◆ Excerpted records:
● ● ● ●

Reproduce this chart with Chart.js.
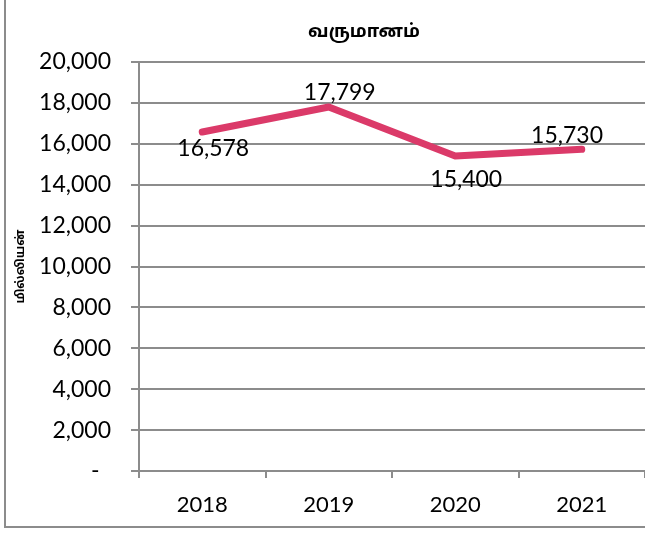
<!DOCTYPE html>
<html>
<head>
<meta charset="utf-8">
<script src="https://cdn.jsdelivr.net/npm/chart.js@4"></script>
<style>
  html, body { margin: 0; padding: 0; background: #fff; }
  #wrap { position: relative; width: 645px; height: 534px; overflow: hidden; }
  #frame { position: absolute; left: 4px; top: 0; width: 700px; height: 526px;
           border-left: 2px solid #8c8c8c; border-bottom: 2px solid #8c8c8c; }
  canvas { position: absolute; left: 0; top: 0; }
</style>
</head>
<body>
<div id="wrap">
  <div id="frame"></div>
  <canvas id="revenueChart" width="645" height="534"></canvas>
</div>
<script>
// values
const years = ["2018", "2019", "2020", "2021"];
const revenue = [16578, 17799, 15400, 15730];
const chartTitle = "வருமானம்";
const axisTitle = "மில்லியன்";

const FONT = "Lato, 'Noto Sans', sans-serif";
const TAMIL = "'Noto Sans Tamil', 'Lohit Tamil', 'Noto Serif Tamil', 'FreeSans', 'Noto Sans', sans-serif";

// title drawn by hand so it sits where the reference has it
const chartHeading = {
    id: "chartHeading",
    afterDraw(chart) {
        const ctx = chart.ctx;
        ctx.save();
        ctx.font = "bold 18px " + TAMIL;
        ctx.fillStyle = "#000";
        ctx.textAlign = "center";
        ctx.textBaseline = "middle";
        ctx.fillText(chartTitle, 364, 33);
        ctx.restore();
    }
};

// draws the value next to each point, like the Excel data labels
// (label placement: below / above / below / above the point)
const valueLabels = {
    id: "valueLabels",
    afterDatasetsDraw(chart) {
        const ctx = chart.ctx;
        const meta = chart.getDatasetMeta(0);
        const dy = [17, -14, 24, -14];
        ctx.save();
        ctx.font = "23px " + FONT;
        ctx.fillStyle = "#000";
        ctx.textBaseline = "middle";
        ctx.textAlign = "center";
        meta.data.forEach((pt, i) => {
            const text = revenue[i].toLocaleString("en-US");
            const w = ctx.measureText(text).width;
            let x = pt.x + 11;
            if (x + w / 2 > chart.width - 42) x = chart.width - 42 - w / 2;
            ctx.fillText(text, x, pt.y + dy[i]);
        });
        ctx.restore();
    }
};

new Chart(document.getElementById("revenueChart"), {
    type: "line",
    data: {
        labels: years,
        datasets: [{
            data: revenue,
            borderColor: "#db3a69",
            borderWidth: 7,
            pointRadius: 0,
            tension: 0,
            borderCapStyle: "round",
            borderJoinStyle: "round"
        }]
    },
    options: {
        responsive: false,
        animation: false,
        layout: { padding: { top: 62, right: 0, bottom: 0, left: 0 } },
        plugins: {
            legend: { display: false },
            tooltip: { enabled: false },
            title: { display: false }
        },
        scales: {
            x: {
                offset: true,
                grid: {
                    offset: true,
                    drawOnChartArea: false,
                    drawTicks: true,
                    tickLength: 7,
                    color: "#8c8c8c",
                    lineWidth: 2
                },
                border: { color: "#8c8c8c", width: 2 },
                ticks: { color: "#000", padding: 14, font: { family: FONT, size: 22 } },
                afterFit: s => { s.height = 534 - 471; }
            },
            y: {
                min: 0,
                max: 20000,
                ticks: {
                    stepSize: 2000,
                    color: "#000",
                    padding: 20,
                    font: { family: FONT, size: 23 },
                    // accounting style: zero shown as a dash, set in from the right
                    callback: v => v === 0 ? "-\u2002" : v.toLocaleString("en-US")
                },
                grid: { color: "#8c8c8c", lineWidth: 2, tickLength: 8 },
                border: { color: "#8c8c8c", width: 2 },
                title: {
                    display: true,
                    text: axisTitle,
                    color: "#000",
                    font: { family: TAMIL, size: 12, weight: "bold" },
                    padding: { top: 14, bottom: 0 }
                },
                afterFit: s => { s.width = 139; }
            }
        }
    },
    plugins: [valueLabels, chartHeading]
});
</script>
</body>
</html>
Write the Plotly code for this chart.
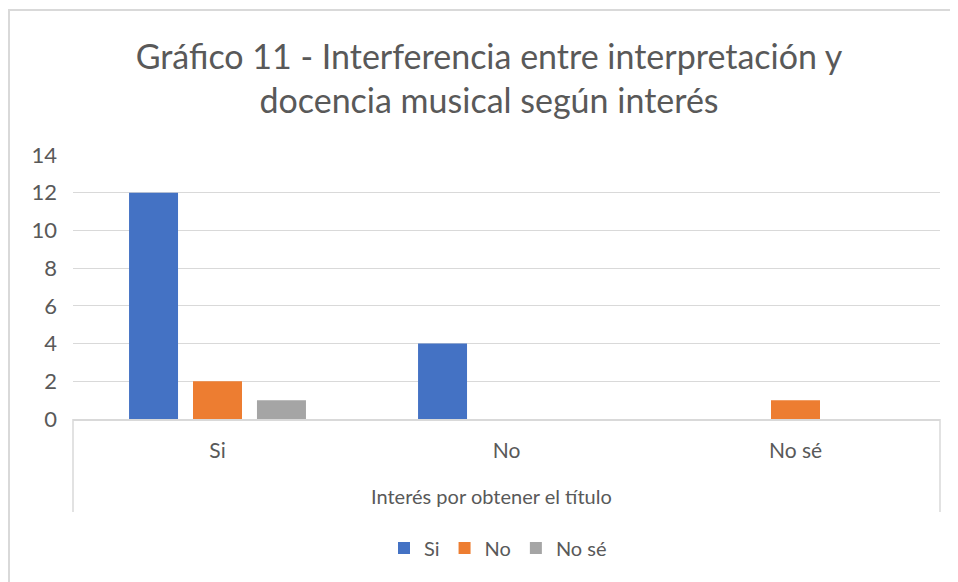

● ● ● ●

◆ To be done:
Exactly as written, please give again the lines from the beginning of the listing through the line containing "Sans Tamil', 'Lohit", inclusive, without any pictures.

◆ Worked answer:
Reproduce this chart with Chart.js.
<!DOCTYPE html>
<html>
<head>
<meta charset="utf-8">
<script src="https://cdn.jsdelivr.net/npm/chart.js@4"></script>
<style>
  html, body { margin: 0; padding: 0; background: #fff; }
  #wrap { position: relative; width: 645px; height: 534px; overflow: hidden; }
  #frame { position: absolute; left: 4px; top: 0; width: 700px; height: 526px;
           border-left: 2px solid #8c8c8c; border-bottom: 2px solid #8c8c8c; }
  canvas { position: absolute; left: 0; top: 0; }
</style>
</head>
<body>
<div id="wrap">
  <div id="frame"></div>
  <canvas id="revenueChart" width="645" height="534"></canvas>
</div>
<script>
// values
const years = ["2018", "2019", "2020", "2021"];
const revenue = [16578, 17799, 15400, 15730];
const chartTitle = "வருமானம்";
const axisTitle = "மில்லியன்";

const FONT = "Lato, 'Noto Sans', sans-serif";
const TAMIL = "'Noto Sans Tamil', 'Lohit Tamil', 'Noto Serif Tamil', 'FreeSans', 'Noto Sans', sans-serif";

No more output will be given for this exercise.